山ちゃん、生きてたんだね。
4月1日付で地域戦略部に異動して以来、目まぐるしい日々が続いていた俺だが、ようやく一息つける週末がやってきた。
天気もいいし、久々にK1(高野山付近にある峠道)でも流してみるか――そう思い立った俺は、CB650R E-clutchに火を入れた。

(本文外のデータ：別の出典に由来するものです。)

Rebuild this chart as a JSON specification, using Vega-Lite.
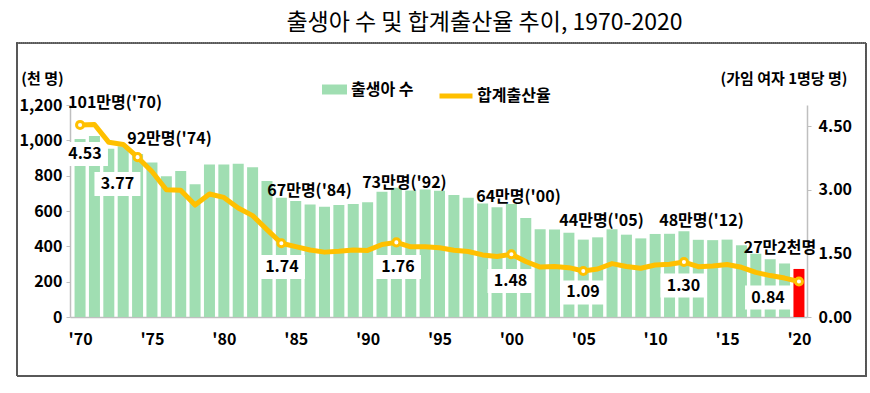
{
  "$schema": "https://vega.github.io/schema/vega-lite/v6.json",
  "autosize": "none",
  "width": 737,
  "height": 212,
  "padding": {"left": 70, "top": 105, "right": 63, "bottom": 76},
  "background": "white",
  "config": {
    "font": "Noto Sans CJK KR",
    "view": {"stroke": null},
    "scale": {"continuousPadding": 0},
    "axisBottom": {
      "ticks": false, "grid": false,
      "domainColor": "#bfbfbf", "domainWidth": 1.5,
      "labelFontSize": 16, "labelFontWeight": "bold", "labelColor": "#000000",
      "labelPadding": 14, "labelFlush": false
    },
    "axisLeft": {
      "grid": false,
      "domainColor": "#bfbfbf", "domainWidth": 1.5,
      "tickColor": "#bfbfbf", "tickSize": 4,
      "labelPadding": 4, "labelFontSize": 16, "labelFontWeight": "bold", "labelColor": "#000000",
      "titleAngle": 0, "titleX": -28, "titleY": -27, "titleAlign": "center", "titleBaseline": "middle",
      "titleFontSize": 15, "titleFontWeight": "bold", "titleColor": "#000000"
    },
    "axisRight": {
      "grid": false,
      "domainColor": "#bfbfbf", "domainWidth": 1.5,
      "tickColor": "#bfbfbf", "tickSize": 4,
      "labelPadding": 7, "labelFontSize": 16, "labelFontWeight": "bold", "labelColor": "#000000",
      "titleAngle": 0, "titleX": 40, "titleY": -27, "titleAlign": "right", "titleBaseline": "middle",
      "titleFontSize": 15, "titleFontWeight": "bold", "titleColor": "#000000"
    }
  },
  "title": {
    "text": "출생아 수 및 합계출산율 추이, 1970-2020",
    "font": "Noto Sans CJK KR",
    "fontSize": 23,
    "fontWeight": "normal",
    "color": "#000000",
    "anchor": "middle",
    "dx": 46,
    "dy": -7,
    "offset": 0
  },
  "datasets": {
    "births": [
      {"year": 1970, "births": 1007, "tfr": 4.53},
      {"year": 1971, "births": 1025, "tfr": 4.54},
      {"year": 1972, "births": 953, "tfr": 4.12},
      {"year": 1973, "births": 966, "tfr": 4.07},
      {"year": 1974, "births": 923, "tfr": 3.77},
      {"year": 1975, "births": 875, "tfr": 3.43},
      {"year": 1976, "births": 797, "tfr": 3.00},
      {"year": 1977, "births": 826, "tfr": 2.99},
      {"year": 1978, "births": 751, "tfr": 2.64},
      {"year": 1979, "births": 863, "tfr": 2.90},
      {"year": 1980, "births": 863, "tfr": 2.82},
      {"year": 1981, "births": 867, "tfr": 2.57},
      {"year": 1982, "births": 848, "tfr": 2.39},
      {"year": 1983, "births": 770, "tfr": 2.06},
      {"year": 1984, "births": 675, "tfr": 1.74},
      {"year": 1985, "births": 656, "tfr": 1.66},
      {"year": 1986, "births": 637, "tfr": 1.58},
      {"year": 1987, "births": 624, "tfr": 1.53},
      {"year": 1988, "births": 634, "tfr": 1.55},
      {"year": 1989, "births": 640, "tfr": 1.58},
      {"year": 1990, "births": 650, "tfr": 1.57},
      {"year": 1991, "births": 709, "tfr": 1.71},
      {"year": 1992, "births": 731, "tfr": 1.76},
      {"year": 1993, "births": 716, "tfr": 1.654},
      {"year": 1994, "births": 721, "tfr": 1.656},
      {"year": 1995, "births": 715, "tfr": 1.634},
      {"year": 1996, "births": 691, "tfr": 1.574},
      {"year": 1997, "births": 675, "tfr": 1.544},
      {"year": 1998, "births": 642, "tfr": 1.464},
      {"year": 1999, "births": 621, "tfr": 1.425},
      {"year": 2000, "births": 640, "tfr": 1.48},
      {"year": 2001, "births": 560, "tfr": 1.309},
      {"year": 2002, "births": 497, "tfr": 1.178},
      {"year": 2003, "births": 495, "tfr": 1.191},
      {"year": 2004, "births": 477, "tfr": 1.164},
      {"year": 2005, "births": 438, "tfr": 1.085},
      {"year": 2006, "births": 451, "tfr": 1.132},
      {"year": 2007, "births": 497, "tfr": 1.259},
      {"year": 2008, "births": 466, "tfr": 1.192},
      {"year": 2009, "births": 445, "tfr": 1.149},
      {"year": 2010, "births": 470, "tfr": 1.226},
      {"year": 2011, "births": 471, "tfr": 1.244},
      {"year": 2012, "births": 485, "tfr": 1.297},
      {"year": 2013, "births": 437, "tfr": 1.187},
      {"year": 2014, "births": 435, "tfr": 1.205},
      {"year": 2015, "births": 438, "tfr": 1.239},
      {"year": 2016, "births": 406, "tfr": 1.172},
      {"year": 2017, "births": 358, "tfr": 1.052},
      {"year": 2018, "births": 327, "tfr": 0.977},
      {"year": 2019, "births": 303, "tfr": 0.918},
      {"year": 2020, "births": 272, "tfr": 0.837}
    ],
    "countLabels": [
      {"lx": 1972.43, "ly": 1211, "label": "101만명('70)"},
      {"lx": 1976.22, "ly": 1007, "label": "92만명('74)"},
      {"lx": 1985.96, "ly": 713, "label": "67만명('84)"},
      {"lx": 1992.56, "ly": 756, "label": "73만명('92)"},
      {"lx": 2000.49, "ly": 679, "label": "64만명('00)"},
      {"lx": 2006.27, "ly": 543, "label": "44만명('05)"},
      {"lx": 2013.22, "ly": 543, "label": "48만명('12)"},
      {"lx": 2018.68, "ly": 393, "label": "27만2천명"}
    ],
    "tfrLabels": [
      {"lx": 1970.34, "ly": 923, "label": "4.53"},
      {"lx": 1972.6, "ly": 753, "label": "3.77"},
      {"lx": 1984.04, "ly": 283, "label": "1.74"},
      {"lx": 1992.11, "ly": 283, "label": "1.76"},
      {"lx": 1999.94, "ly": 204, "label": "1.48"},
      {"lx": 2004.98, "ly": 139, "label": "1.09"},
      {"lx": 2011.97, "ly": 178, "label": "1.30"},
      {"lx": 2017.85, "ly": 110, "label": "0.84"}
    ]
  },
  "resolve": {"scale": {"y": "independent"}},
  "layer": [
    {
      "layer": [
        {
          "data": {"name": "births"},
          "mark": {"type": "rect", "fill": null, "stroke": "#595959", "strokeWidth": 1, "strokeDash": [1, 1]},
          "encoding": {
            "x": {"datum": 1965.61, "type": "quantitative", "scale": {"domain": [1969.3, 2020.56], "nice": false, "zero": false, "padding": 0},
                  "axis": {"title": null, "values": [1970, 1975, 1980, 1985, 1990, 1995, 2000, 2005, 2010, 2015, 2020], "labelExpr": "\"'\" + substring(toString(datum.value), 2)"}},
            "x2": {"datum": 2024.67},
            "y": {"datum": 1551, "type": "quantitative", "scale": {"domain": [0, 1200], "nice": false, "padding": 0},
                  "axis": {"title": "(천 명)", "values": [0, 200, 400, 600, 800, 1000, 1200], "format": ",.0f"}},
            "y2": {"datum": -334}
          }
        },
        {
          "data": {"name": "births"},
          "mark": {"type": "bar", "width": 11},
          "encoding": {
            "x": {"field": "year", "type": "quantitative", "scale": {"domain": [1969.3, 2020.56], "nice": false, "zero": false, "padding": 0},
                  "axis": {"title": null, "values": [1970, 1975, 1980, 1985, 1990, 1995, 2000, 2005, 2010, 2015, 2020], "labelExpr": "\"'\" + substring(toString(datum.value), 2)"}},
            "y": {"field": "births", "type": "quantitative", "scale": {"domain": [0, 1200], "nice": false, "padding": 0},
                  "axis": {"title": "(천 명)", "values": [0, 200, 400, 600, 800, 1000, 1200], "format": ",.0f"}},
            "fill": {
              "condition": {"test": "datum.year === 2020", "value": "#ff0000"},
              "datum": "출생아 수",
              "type": "nominal",
              "scale": {"domain": ["출생아 수"], "range": ["#a0deb2"]},
              "legend": {
                "title": null, "orient": "none", "legendX": 252, "legendY": -28,
                "symbolType": "M-1,-0.4H1V0.4H-1Z", "symbolSize": 625, "symbolStrokeWidth": 0,
                "labelFontSize": 16, "labelFontWeight": "bold", "labelColor": "#000000", "labelOffset": 4
              }
            }
          }
        },
        {
          "data": {"name": "tfrLabels"},
          "mark": {"type": "point", "shape": "M-1,-0.52H1V0.52H-1Z", "size": 2116, "filled": true, "fill": "white", "opacity": 1, "strokeWidth": 0},
          "encoding": {
            "x": {"field": "lx", "type": "quantitative",
                  "axis": {"title": null, "values": [1970, 1975, 1980, 1985, 1990, 1995, 2000, 2005, 2010, 2015, 2020], "labelExpr": "\"'\" + substring(toString(datum.value), 2)"}},
            "y": {"field": "ly", "type": "quantitative",
                  "axis": {"title": "(천 명)", "values": [0, 200, 400, 600, 800, 1000, 1200], "format": ",.0f"}}
          }
        },
        {
          "data": {"name": "countLabels"},
          "mark": {"type": "text", "fontSize": 16, "fontWeight": "bold", "color": "#000000", "align": "center", "baseline": "middle"},
          "encoding": {
            "x": {"field": "lx", "type": "quantitative",
                  "axis": {"title": null, "values": [1970, 1975, 1980, 1985, 1990, 1995, 2000, 2005, 2010, 2015, 2020], "labelExpr": "\"'\" + substring(toString(datum.value), 2)"}},
            "y": {"field": "ly", "type": "quantitative",
                  "axis": {"title": "(천 명)", "values": [0, 200, 400, 600, 800, 1000, 1200], "format": ",.0f"}},
            "text": {"field": "label"}
          }
        },
        {
          "data": {"name": "tfrLabels"},
          "mark": {"type": "text", "fontSize": 16, "fontWeight": "bold", "color": "#000000", "align": "center", "baseline": "middle"},
          "encoding": {
            "x": {"field": "lx", "type": "quantitative",
                  "axis": {"title": null, "values": [1970, 1975, 1980, 1985, 1990, 1995, 2000, 2005, 2010, 2015, 2020], "labelExpr": "\"'\" + substring(toString(datum.value), 2)"}},
            "y": {"field": "ly", "type": "quantitative",
                  "axis": {"title": "(천 명)", "values": [0, 200, 400, 600, 800, 1000, 1200], "format": ",.0f"}},
            "text": {"field": "label"}
          }
        }
      ]
    },
    {
      "layer": [
        {
          "data": {"name": "births"},
          "mark": {"type": "line", "strokeWidth": 5, "strokeJoin": "round", "strokeCap": "round"},
          "encoding": {
            "x": {"field": "year", "type": "quantitative",
                  "axis": {"title": null, "values": [1970, 1975, 1980, 1985, 1990, 1995, 2000, 2005, 2010, 2015, 2020], "labelExpr": "\"'\" + substring(toString(datum.value), 2)"}},
            "y": {"field": "tfr", "type": "quantitative", "scale": {"domain": [0, 5], "nice": false},
                  "axis": {"orient": "right", "title": "(가임 여자 1명당 명)", "values": [0, 1.5, 3, 4.5], "format": ".2f"}},
            "stroke": {
              "datum": "합계출산율",
              "type": "nominal",
              "scale": {"domain": ["합계출산율"], "range": ["#ffc000"]},
              "legend": {
                "title": null, "orient": "none", "legendX": 367, "legendY": -28,
                "symbolType": "stroke", "symbolSize": 1089, "symbolStrokeWidth": 5,
                "labelFontSize": 16, "labelFontWeight": "bold", "labelColor": "#000000", "labelOffset": 2
              }
            }
          }
        },
        {
          "data": {"name": "births"},
          "transform": [{"filter": {"field": "year", "oneOf": [1970, 1974, 1984, 1992, 2000, 2005, 2012, 2020]}}],
          "mark": {"type": "point", "filled": true, "fill": "white", "stroke": "#ffc000", "strokeWidth": 3, "size": 50, "opacity": 1},
          "encoding": {
            "x": {"field": "year", "type": "quantitative",
                  "axis": {"title": null, "values": [1970, 1975, 1980, 1985, 1990, 1995, 2000, 2005, 2010, 2015, 2020], "labelExpr": "\"'\" + substring(toString(datum.value), 2)"}},
            "y": {"field": "tfr", "type": "quantitative",
                  "axis": {"orient": "right", "title": "(가임 여자 1명당 명)", "values": [0, 1.5, 3, 4.5], "format": ".2f"}}
          }
        }
      ]
    }
  ]
}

4月にしては結構肌寒く、K1に向かう道中でもすれ違うバイクはわずかだった。
やがて、K1のライダー休憩所が近づいてくる。
そこにいたのは、お馴染み、芸人ミヤゾンそっくりな、Kawasaki Ninja ZX-25R乗りの、あの森君だった。
俺は、おもむろに森君のバイクの横にCBを停める。
「よお、森君、久しぶり!」
森君はちょっとびっくりした顔をして、ワンテンポ置いてから叫んだ。
「山ちゃん、生きてたんだね!きっと、バイクで事故って死んだんだと思ってたよ!」
「なんだよ、藪から棒に。仕事が忙しくて、ちょっと来れなかっただけだって。」
「だって山ちゃん、おじさんのくせにバカだから、絶対死んだと思ったもん。」
「おいおい、ずいぶんな言い草だな。」
俺は苦笑いしながら、森君の人懐こさに何度も救われたことを思い出していた。